Turunen (1992) would pick the values, at least those in the columns of Getting Along
and Respect, and call them ideals, and in his classification (p. 22), goodness, truth
and beauty are essential, traditional Platonic values, which can be pursued but not
finally achieved.
Considering the 226 responses to the questions regarding personal values (Tables
1 and 2; Figure 3), Ronnow-Rasmussen (2011) added another type of personal value.
He introduced the term vividly: When tidying his desk, he found a small poem written
by his daughter years ago. He could not throw it away—it had some value for him.
There is a distinction between value and value-for: a distinction between impersonal
and personal value. For example, many people value wild nature or a just world.
These facts or states of affair are just valuable, having no person-relative values.
Ronnow-Rasmussen (2011) referred to an attitudinal rather than normative element
when personal value is defined: a “for-someone’s-sake” (FSS) attitude is directed
towards objects of personal value. Attitudes are not only desires or preferences but
include “thicker” attitudes such as admiration, respect, and love. For example, the
previously noted Getting Along and Respect are essentially several FSS attitudes.

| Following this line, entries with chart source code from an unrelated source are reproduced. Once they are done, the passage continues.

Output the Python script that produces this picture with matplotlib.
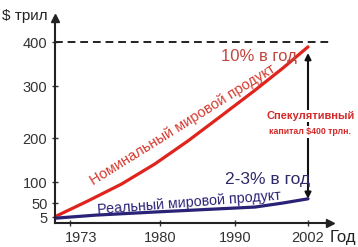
import numpy as np
import matplotlib
matplotlib.use("Agg")
import matplotlib.pyplot as plt
import matplotlib.transforms as mtransforms

plt.rcParams['font.family'] = ['Liberation Sans', 'DejaVu Sans']

# schematic axes: tick values and how far along the drawn axis they sit
x_years = [1972, 1973, 1980, 1990, 2002, 2005.6]
x_pos = [0, 15, 105, 180, 253, 275]
y_vals = [0, 5, 50, 100, 200, 300, 400, 455]
y_pos = [0, 6, 20, 41, 85, 137, 181, 205]

xticks = [1973, 1980, 1990, 2002]
yticks = [5, 50, 100, 200, 300, 400]

# curves
nom_years = [1972, 1974.4, 1977, 1979.6, 1983.7, 1988.3, 1993.3, 1997.9, 2002]
nom_vals = [6, 55, 95, 141, 193, 244, 292, 341, 389]
real_years = [1972, 1975, 1979.6, 1986, 1993.3, 1997.9, 2002]
real_vals = [4, 11, 21, 29, 37, 50, 60]

red = '#e0231c'
navy = '#2a2277'

fig = plt.figure(figsize=(3.58, 2.47), dpi=100)
ax = fig.add_axes([55/358, 24/247, 275/358, 205/247])

ax.set_xscale('function', functions=(lambda v: np.interp(v, x_years, x_pos),
                                     lambda p: np.interp(p, x_pos, x_years)))
ax.set_yscale('function', functions=(lambda v: np.interp(v, y_vals, y_pos),
                                     lambda p: np.interp(p, y_pos, y_vals)))
ax.set_xlim(1972, 2005.6)
ax.set_ylim(0, 455)

ax.plot(nom_years, nom_vals, color=red, lw=2.3, solid_capstyle='round',
        solid_joinstyle='round')
ax.plot(real_years, real_vals, color=navy, lw=2.3, solid_capstyle='round',
        solid_joinstyle='round')

ax.axhline(400, color='#222222', lw=1.4, ls=(0, (4, 2.5)))

ax.annotate('', xy=(2002, 375), xytext=(2002, 60),
            arrowprops=dict(arrowstyle='<|-|>', color='#111111', lw=1.5,
                            mutation_scale=9, shrinkA=0, shrinkB=0))

ax.text(2002.4, 242, 'Спекулятивный', color='#d42a2a', fontsize=8,
        fontweight='bold', ha='center', va='center',
        bbox=dict(fc='white', ec='none', pad=1))
ax.text(2002.4, 212, 'капитал $400 трлн.', color='#d42a2a', fontsize=6.3,
        fontweight='bold', ha='center', va='center',
        bbox=dict(fc='white', ec='none', pad=1))

ax.text(1993.9, 366, '10% в год', color='#c2463f', fontsize=12,
        ha='center', va='center')
ax.text(1995.3, 105, '2-3% в год', color='#2e2a6a', fontsize=12.5,
        ha='center', va='center')
ax.text(1983.0, 225, 'Номинальный мировой продукт', color='#d43a30',
        fontsize=10.5, rotation=32, ha='center', va='center',
        rotation_mode='anchor')
ax.text(1983.9, 50, 'Реальный мировой продукт', color=navy,
        fontsize=10.3, rotation=4.5, ha='center', va='center',
        rotation_mode='anchor')

for s in ['top', 'right']:
    ax.spines[s].set_visible(False)
for s in ['left', 'bottom']:
    ax.spines[s].set_linewidth(1.5)
    ax.spines[s].set_color('#222222')

ax.plot([0], [1], marker='^', color='#222222', markersize=6,
        transform=ax.transAxes, clip_on=False)
ax.plot([1], [0], marker='>', color='#222222', markersize=6,
        transform=ax.transAxes, clip_on=False)

ax.set_xticks(xticks)
ax.set_xticklabels([str(t) for t in xticks])
ax.set_yticks(yticks)
ax.set_yticklabels([str(t) for t in yticks])
ax.minorticks_off()
ax.tick_params(direction='inout', length=5, width=1, color='#333333',
               labelsize=10.5, labelcolor='#333333')
ax.tick_params(axis='x', pad=3)
ax.tick_params(axis='y', pad=3)

# the 1973 label sits a little right of its tick in the original
lab = ax.get_xticklabels()[0]
lab.set_transform(lab.get_transform() +
                  mtransforms.ScaledTranslation(11/100, 0, fig.dpi_scale_trans))

fig.text(2/358, 1 - 16/247, '$ трил', fontsize=11, color='#222222',
         ha='left', va='center')
fig.text(356/358, 1 - 237/247, 'Год', fontsize=12, color='#222222',
         ha='right', va='center')

fig.savefig('out.png', dpi=100)
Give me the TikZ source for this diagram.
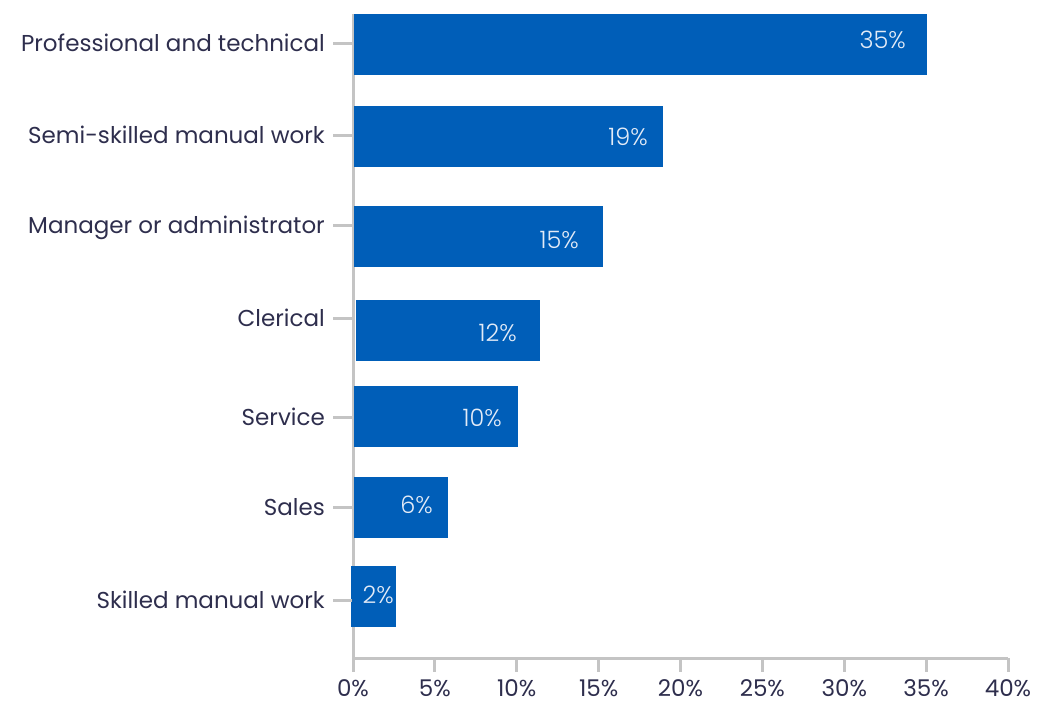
\documentclass[tikz,border=0pt]{standalone}
\usepackage{fontspec}
\setmainfont{Poppins}
\newfontfamily\lightfont{Poppins Light}
\definecolor{barblue}{HTML}{005EB8}
\definecolor{textnavy}{HTML}{2E2E4D}
\definecolor{axisgrey}{HTML}{C4C4C4}
\definecolor{pctwhite}{HTML}{E3EBF7}

\begin{document}
\begin{tikzpicture}[x=1pt,y=-1pt,
            cat label/.style={anchor=base east,inner sep=0pt,text=textnavy,font=\fontsize{23}{27}\selectfont},
            pct label/.style={anchor=base east,inner sep=0pt,text=pctwhite,font=\lightfont\fontsize{24}{28}\selectfont},
            tick label/.style={anchor=base,inner sep=0pt,text=textnavy,font=\fontsize{23}{27}\selectfont},
            axis line/.style={draw=axisgrey,line width=3pt},
            bar/.style={fill=barblue}]

        \useasboundingbox (0,0) rectangle (1040,705);

        % Draw axes
        \draw[axis line] (353,14) -- (353,658) -- (1008,658);
        \foreach \v in {0,5,...,40} {
            \draw[axis line] (353+16.375*\v,658) -- ++(0,14);
            \node[tick label] (tick\v) at (353+16.375*\v,696) {\v\%};
        }

        % Define bars and their labels
        \foreach \top/\left/\right/\tick/\lx/\ly/\name/\val [count=\i] in {
            14/354/927/43/906/48/Professional and technical/35,
            106/354/663/135/648/145/Semi-skilled manual work/19,
            206/354/603/225/579/248/Manager or administrator/15,
            300/356/540/318/517/341/Clerical/12,
            386/354/518/417/502/426/Service/10,
            477/354/448/507/433/513/Sales/6,
            566/351/396/600/394/603/Skilled manual work/2} {
            \fill[bar] (\left,\top) rectangle (\right,\top+61);
            \node[pct label] (pct\i) at (\lx,\ly) {\val\%};
            \draw[axis line] (333,\tick) -- (352,\tick);
            \node[cat label] (cat\i) at (325,\tick+8) {\name};
        }

        \end{tikzpicture}
\end{document}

One perhaps unusual response was Emotional Intelligence—the value
conception chosen only by the mayor of the city. According to Goleman (1998), it is
possible for anybody to learn practical skills based on five categories of emotional
intelligence: self-knowledge, motivation, self-control, empathy, and taking care of
social relationships. Emotional intelligence does not guarantee that one has learned
the emotional skills needed at work; it might only indicate one’s chances of learning
them. Goleman presents two types of emotional skills: personal and social.